While, yes, you want to be focused on acquisition, your real growth comes from those lifetime relationships — from the cultivation processes that grow your first-time donor to a lifetime donor.
I teach and believe in the power of thank you.
Penelope Burk has reams of research pointing to the benefits of a prompt, sincere acknowledgment process.
The business world, too, is slowly beginning a shift that acknowledges that the bottom line goes beyond mere money. In Dr. Adam Grant’s book, Give and Take: Why Helping Others Drives Our Success (should be required reading for nonprofits), he writes:
“We spend the majority of our waking hours at work. This means that what we do at work becomes a fundamental part of who we are. If we reserve giver values for our personal lives, what will be missing in our professional lives? By shifting ever so slightly in the giver direction, we might find our waking hours marked by greater success, richer meaning, and more lasting impact.”
Dear fundraiser, I implore you: rather than thinking first of economies, let your first thought always be to embrace grace and gratitude at every step of the donor cultivation process. Make gratitude a daily habit and integrate it into your life, fundraising and beyond.
Please, steer clear of bulk mail for thank you letters at all costs. While, yes, you want to thank your online donors by email, you also want to follow up with a direct mail thank you. Instead of thinking of ways to economize on postage, seek gifts of rolls of first-class stamps from board members and staff (perhaps the petty cash fund). Examine your processes for sharing the impact of your donors’ gifts throughout the year. Really scrutinize how you’re welcoming new donors to your family, with a keen eye toward gratitude and retention. Toward creating the kinds of relationships that are built to last.
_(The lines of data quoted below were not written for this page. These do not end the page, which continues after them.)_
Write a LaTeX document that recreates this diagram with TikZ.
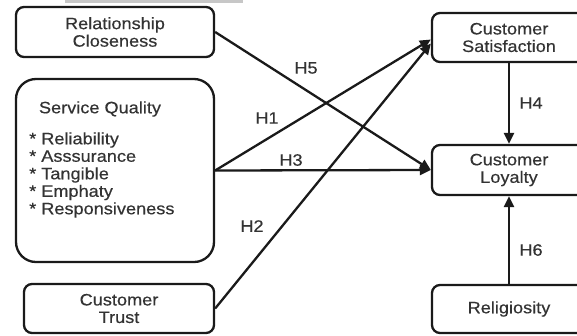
\documentclass[tikz,border=0pt]{standalone}
\usepackage{fontspec}
\setmainfont{Liberation Sans}[FakeStretch=1.1,FakeBold=0.4]
\usetikzlibrary{arrows.meta}
\definecolor{linec}{HTML}{1A1A1A}
\definecolor{txtc}{HTML}{333333}

\begin{document}
\begin{tikzpicture}[x=1pt,y=-1pt,
  box/.style={draw=linec, line width=2.3pt, fill=white, rounded corners=8pt,
              inner sep=0pt, text=txtc, align=center,
              font=\fontsize{16.5}{17.5}\selectfont},
  lbl/.style={text=txtc, inner sep=0pt, font=\fontsize{16.5}{17.5}\selectfont},
  link/.style={draw=linec, line width=2.3pt, -{Triangle[length=11pt,width=10pt]}},
  hyp/.style={text=txtc, inner sep=0pt, font=\fontsize{16.5}{17.5}\selectfont}]
\useasboundingbox (0,0) rectangle (577,335);
\clip (0,0) rectangle (577,335);
\fill[white] (0,0) rectangle (577,335);
\fill[black!22] (65,0) rectangle (243,3);

% left-hand constructs
\node[box, minimum width=198pt, minimum height=50pt] (rc) at (115,32)
  {Relationship\\Closeness};
\node[box, rounded corners=20pt, minimum width=198pt, minimum height=183pt]
  (sq) at (115,170.5) {};
\node[lbl] (sqtitle) at (100,109) {Service Quality};
\node[lbl, anchor=west, align=left] (sqlist) at (29,175)
  {* Reliability\\* Asssurance\\* Tangible\\* Emphaty\\* Responsiveness};
\node[box, minimum width=190pt, minimum height=49pt] (trust) at (119,308.5)
  {Customer\\Trust};

% right-hand constructs
\node[box, minimum width=154pt, minimum height=49pt] (sat) at (509,37.5)
  {Customer\\Satisfaction};
\node[box, minimum width=154pt, minimum height=50pt] (loy) at (509,170)
  {Customer\\Loyalty};
\node[box, minimum width=154pt, minimum height=48pt] (rel) at (509,309)
  {Religiosity};

% hypothesised paths
\draw[link] (rc.east) -- (loy.west);
\draw[link] (sq.east) -- ([yshift=-2pt]sat.west);
\draw[link] (sq.east) -- (loy.west);
\draw[link] (trust.east) -- ([yshift=-6pt]sat.west);
\draw[link] (sat.south) -- (loy.north);
\draw[link] (rel.north) -- (loy.south);

% path labels
\node[hyp] (h5) at (306,68) {H5};
\node[hyp] (h1) at (267,118) {H1};
\node[hyp] (h3) at (291,160) {H3};
\node[hyp] (h2) at (252,226) {H2};
\node[hyp] (h4) at (531,103) {H4};
\node[hyp] (h6) at (531,250) {H6};
\end{tikzpicture}
\end{document}
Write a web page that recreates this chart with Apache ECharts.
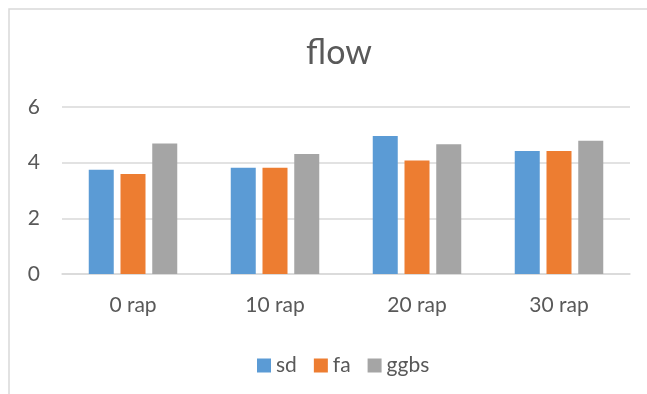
<!DOCTYPE html>
<html>
<head>
<meta charset="utf-8">
<script src="https://cdn.jsdelivr.net/npm/echarts@6/dist/echarts.min.js"></script>
<style>
  html, body { margin: 0; padding: 0; background: #fff; }
  #chart { width: 647px; height: 394px; }
</style>
</head>
<body>
<div id="chart"></div>
<script>
// Flow values per replacement level for each mix
const categories = ['0 rap', '10 rap', '20 rap', '30 rap'];
const sd   = [3.75, 3.82, 4.96, 4.42];
const fa   = [3.59, 3.82, 4.08, 4.42];
const ggbs = [4.69, 4.31, 4.66, 4.79];
const yTicks = [0, 2, 4, 6];

const textColor = '#595959';
const gridColor = '#d9d9d9';
const font = 'Lato, "Open Sans", sans-serif';

const chart = echarts.init(document.getElementById('chart'), null, { renderer: 'canvas' });

function barSeries(name, data, color) {
  return {
    name: name,
    type: 'bar',
    data: data,
    barWidth: 25,
    barGap: '27%',
    itemStyle: { color: color },
    emphasis: { disabled: true }
  };
}

chart.setOption({
  animation: false,
  backgroundColor: '#fff',
  graphic: [{
    type: 'rect',
    shape: { x: 9, y: 9, width: 660, height: 420 },
    style: { fill: 'none', stroke: gridColor, lineWidth: 1.5 },
    silent: true,
    z: -10
  }],
  title: {
    text: 'flow',
    left: 334,
    top: 31,
    textAlign: 'center',
    textStyle: { color: textColor, fontSize: 34, fontWeight: 'normal', fontFamily: font }
  },
  legend: {
    data: ['sd', 'fa', 'ggbs'],
    left: 252,
    top: 350,
    itemWidth: 14,
    itemHeight: 14,
    itemGap: 17,
    icon: 'rect',
    textStyle: { color: textColor, fontSize: 21, fontFamily: font, padding: [0, 0, 0, 0] }
  },
  grid: { left: 62, right: 17, top: 107, bottom: 120 },
  xAxis: {
    type: 'category',
    data: categories,
    axisLine: { lineStyle: { color: gridColor, width: 1.5 } },
    axisTick: { show: false },
    axisLabel: { color: textColor, fontSize: 21, fontFamily: font, margin: 21 }
  },
  yAxis: {
    type: 'value',
    min: yTicks[0],
    max: yTicks[yTicks.length - 1],
    interval: 2,
    axisLine: { show: false },
    axisTick: { show: false },
    axisLabel: { color: textColor, fontSize: 21, fontFamily: font, margin: 22 },
    splitLine: { lineStyle: { color: gridColor, width: 1.5 } }
  },
  series: [
    barSeries('sd', sd, '#5B9BD5'),
    barSeries('fa', fa, '#ED7D31'),
    barSeries('ggbs', ggbs, '#A5A5A5')
  ]
});
</script>
</body>
</html>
Copywriter Mary Cahalane explains, “Those thank yous aren’t clerical work and postage expenses. They’re smart investments in donor relationships.” She couldn’t be more right on the money, and if you keep this locked away in your memory, you’ll be right on the money, too.
Case in point: you won’t find a better example than this thank you card that recently landed in my mailbox, courtesy of Mercy Corps. Take a moment to review it and note:
- This card was sent first class postage
- The envelope was hand-addressed
- The card was personally signed by members of Mercy Corps’ fundraising team
- This card was sent in response to an online gift
Imagine how I felt upon receiving this card. Yes, a cost expenditure was involved in the postage, but you know what else wasn’t free? The time — the time spent hand-addressing the envelope, along with personally signing it. Time well spent can lead to all kinds of great things, personal touches being one of them. Plus, time and money go hand-in-hand, and they’re equally important, from both an economic standpoint and for creating the kind of gratitude that makes donors feel special. Wouldn’t you like YOUR donors to feel this kind of appreciation?
Fundraiser, lead with gratitude! Go forth and inspire and delight your donors, and make it a daily thing. You’ve got the capacity to go there and do it, and before you know it, you won’t remember how not to infuse gratitude into not only your thanking processes but your nonprofit’s culture.